● **Your objective**: Your output is the lines from the first one to the one containing "const yTicks = [0,1000,2000,3000,4000];", repeated exactly, with images left out.

● **Data**:
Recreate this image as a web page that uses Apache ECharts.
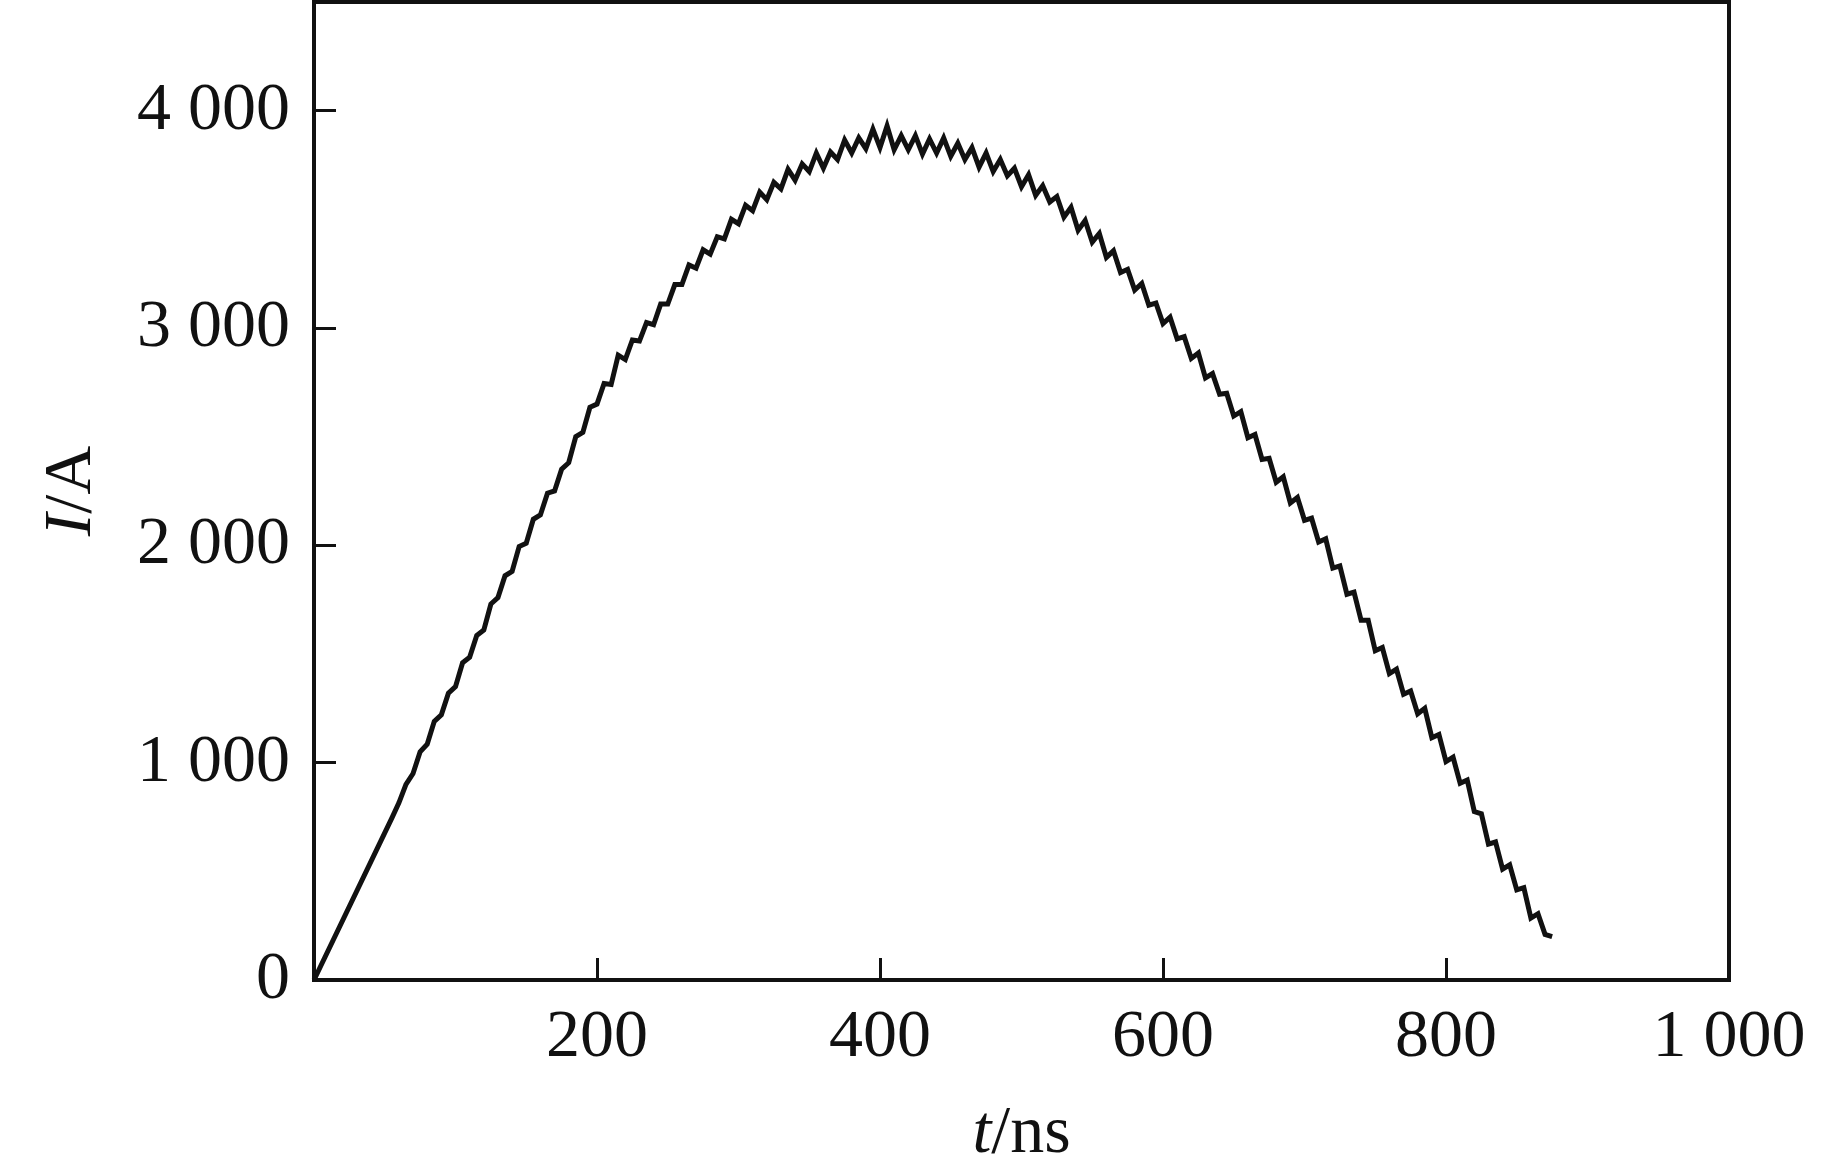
<!DOCTYPE html>
<html>
<head>
<meta charset="utf-8">
<script src="https://cdn.jsdelivr.net/npm/echarts@6/dist/echarts.min.js"></script>
<style>
html,body{margin:0;padding:0;background:#fff;}
#chart{width:1843px;height:1173px;}
</style>
</head>
<body>
<div id="chart"></div>
<script>
// time (ns)
const timeNs = [0,55,60,65,70,75,80,85,90,95,100,105,110,115,120,125,130,135,140,145,150,155,160,165,170,175,180,185,190,195,
200,205,210,215,220,225,230,235,240,245,250,255,260,265,270,275,280,285,290,295,
300,305,310,315,320,325,330,335,340,345,350,355,360,365,370,375,380,385,390,395,
400,405,410,415,420,425,430,435,440,445,450,455,460,465,470,475,480,485,490,495,
500,505,510,515,520,525,530,535,540,545,550,555,560,565,570,575,580,585,590,595,
600,605,610,615,620,625,630,635,640,645,650,655,660,665,670,675,680,685,690,695,
700,705,710,715,720,725,730,735,740,745,750,755,760,765,770,775,780,785,790,795,
800,805,810,815,820,825,830,835,840,845,850,855,860,865,870,875];
// current (A)
const currentA = [0,745,815,900,950,1050,1085,1190,1220,1320,1350,1460,1485,1585,1610,1730,1760,1860,1880,1995,2010,2120,2140,2240,2250,2350,2380,2500,2520,2635,
2650,2745,2740,2875,2855,2945,2940,3025,3015,3110,3110,3200,3200,3290,3275,3360,3340,3420,3410,3500,
3480,3565,3540,3625,3590,3670,3640,3730,3680,3755,3720,3805,3735,3810,3775,3865,3805,3875,3825,3915,
3830,3930,3820,3885,3820,3885,3800,3870,3805,3875,3790,3850,3775,3830,3740,3805,3720,3775,3700,3735,
3650,3705,3610,3655,3580,3605,3510,3555,3450,3495,3395,3435,3325,3355,3255,3270,3175,3205,3105,3115,
3020,3050,2950,2960,2860,2885,2770,2790,2695,2700,2595,2615,2495,2510,2395,2400,2290,2315,2195,2220,
2115,2125,2015,2030,1895,1905,1775,1785,1655,1655,1515,1530,1410,1430,1315,1330,1225,1250,1115,1130,
1005,1025,905,920,775,765,625,635,510,530,415,425,285,305,210,200];
// axis ticks
const xTicks = [200,400,600,800,1000];
const yTicks = [0,1000,2000,3000,4000];

const fmt = v => (xTicks.includes(v) || yTicks.includes(v)) ? String(v).replace(/\B(?=(\d{3})+(?!\d))/g,' ') : '';
const FONT = 'Liberation Serif';
const INK = '#111111';
const FS = 68;

const chart = echarts.init(document.getElementById('chart'), null, {renderer:'canvas'});
chart.setOption({
  animation:false,
  backgroundColor:'#ffffff',
  grid:{left:314,right:114,top:2,bottom:192,show:true,borderColor:INK,borderWidth:4,backgroundColor:'transparent'},
  xAxis:{
    type:'value',min:0,max:1000,interval:200,
    name:'{i|t}/ns',nameLocation:'middle',nameGap:120,
    nameTextStyle:{fontFamily:FONT,fontSize:FS,color:INK,rich:{i:{fontStyle:'italic',fontFamily:FONT,fontSize:FS,color:INK}}},
    axisLine:{show:true,lineStyle:{color:INK,width:4}},
    axisTick:{show:true,inside:true,length:22,lineStyle:{color:INK,width:3}},
    axisLabel:{showMinLabel:false,margin:24,fontFamily:FONT,fontSize:FS,color:INK,formatter:fmt},
    splitLine:{show:false}
  },
  yAxis:{
    type:'value',min:0,max:4500,interval:1000,
    name:'{i|I}/A',nameLocation:'middle',nameGap:208,
    nameTextStyle:{fontFamily:FONT,fontSize:FS,color:INK,rich:{i:{fontStyle:'italic',fontFamily:FONT,fontSize:FS,color:INK}}},
    axisLine:{show:true,lineStyle:{color:INK,width:4}},
    axisTick:{show:true,inside:true,length:22,lineStyle:{color:INK,width:3}},
    axisLabel:{margin:24,fontFamily:FONT,fontSize:FS,color:INK,formatter:fmt},
    splitLine:{show:false}
  },
  series:[{
    type:'line',
    data:timeNs.map((t,i)=>[t,currentA[i]]),
    symbol:'none',
    lineStyle:{color:INK,width:5,join:'miter'},
    emphasis:{disabled:true}
  }]
});
</script>
</body>
</html>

● **Answer to this problem**:
Recreate this image as a web page that uses Apache ECharts.
<!DOCTYPE html>
<html>
<head>
<meta charset="utf-8">
<script src="https://cdn.jsdelivr.net/npm/echarts@6/dist/echarts.min.js"></script>
<style>
html,body{margin:0;padding:0;background:#fff;}
#chart{width:1843px;height:1173px;}
</style>
</head>
<body>
<div id="chart"></div>
<script>
// time (ns)
const timeNs = [0,55,60,65,70,75,80,85,90,95,100,105,110,115,120,125,130,135,140,145,150,155,160,165,170,175,180,185,190,195,
200,205,210,215,220,225,230,235,240,245,250,255,260,265,270,275,280,285,290,295,
300,305,310,315,320,325,330,335,340,345,350,355,360,365,370,375,380,385,390,395,
400,405,410,415,420,425,430,435,440,445,450,455,460,465,470,475,480,485,490,495,
500,505,510,515,520,525,530,535,540,545,550,555,560,565,570,575,580,585,590,595,
600,605,610,615,620,625,630,635,640,645,650,655,660,665,670,675,680,685,690,695,
700,705,710,715,720,725,730,735,740,745,750,755,760,765,770,775,780,785,790,795,
800,805,810,815,820,825,830,835,840,845,850,855,860,865,870,875];
// current (A)
const currentA = [0,745,815,900,950,1050,1085,1190,1220,1320,1350,1460,1485,1585,1610,1730,1760,1860,1880,1995,2010,2120,2140,2240,2250,2350,2380,2500,2520,2635,
2650,2745,2740,2875,2855,2945,2940,3025,3015,3110,3110,3200,3200,3290,3275,3360,3340,3420,3410,3500,
3480,3565,3540,3625,3590,3670,3640,3730,3680,3755,3720,3805,3735,3810,3775,3865,3805,3875,3825,3915,
3830,3930,3820,3885,3820,3885,3800,3870,3805,3875,3790,3850,3775,3830,3740,3805,3720,3775,3700,3735,
3650,3705,3610,3655,3580,3605,3510,3555,3450,3495,3395,3435,3325,3355,3255,3270,3175,3205,3105,3115,
3020,3050,2950,2960,2860,2885,2770,2790,2695,2700,2595,2615,2495,2510,2395,2400,2290,2315,2195,2220,
2115,2125,2015,2030,1895,1905,1775,1785,1655,1655,1515,1530,1410,1430,1315,1330,1225,1250,1115,1130,
1005,1025,905,920,775,765,625,635,510,530,415,425,285,305,210,200];
// axis ticks
const xTicks = [200,400,600,800,1000];
const yTicks = [0,1000,2000,3000,4000];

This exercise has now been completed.